CKKO-FM
- Kelowna, British Columbia; Canada;
- Broadcast area: Okanagan Valley
- Frequency: 96.3 MHz
- Branding: K 96.3

Programming
- Format: Classic rock

Ownership
- Owner: Stingray Group

History
- First air date: November 4, 2008
- Call sign meaning: Kelowna Okanagan

Technical information
- Class: B
- ERP: 10,000 watts (average) 31,000 watts (peak)
- HAAT: 130.8 metres (429 ft)

Links
- Website: k963.ca

= CKKO-FM =

Radio station in Kelowna, British Columbia

CKKO-FM is a Canadian radio station that broadcasts a classic rock format on 96.3 FM in Kelowna, British Columbia. The station uses the on-air branding K 96.3 and the slogan "Kelowna's Classic Rock".

Originally owned by Sun Country Cablevision and currently owned by Stingray Group, the station was licensed on March 14, 2008. The station officially launched on November 4, 2008, playing the song "You Ain't Seen Nothin' Yet" by Bachman-Turner Overdrive.

On February 26, 2009, Sun Country Radio Ltd. received CRTC approval to acquire the assets of the radio programming undertaking CKKO-FM Kelowna from Sun Country Cablevision Ltd.

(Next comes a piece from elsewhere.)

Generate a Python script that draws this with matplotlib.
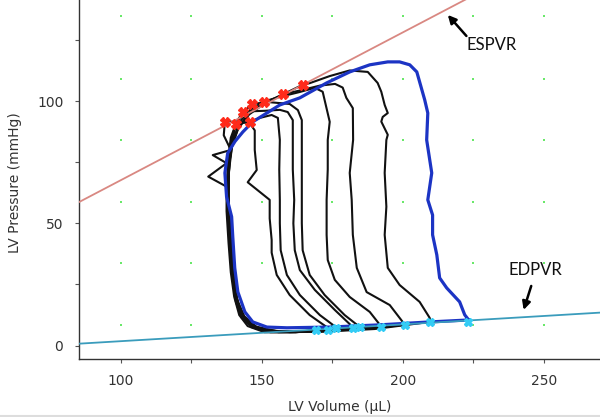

On July 12, 2013, Newcap was denied a licence to change the authorized contours of CKKO by relocating its transmitter to a site on top of Okanagan Mountain and by changing its transmitter class from B to C and its average effective radiated power (ERP) from 10,000 to 6,300 watts (directional antenna with a decrease in maximum ERP from 31,000 to 14,100 watts and an increase in the effective height of the antenna above average terrain from 130.8 to 793 metres). The denial was because the station would focus more on the nearby city of Penticton, where it would compete with other stations in that market, while losing its focus on Kelowna. In addition, the CRTC felt that it would give an unfair advantage in that market, with Newcap already owning CIGV-FM in Penticton.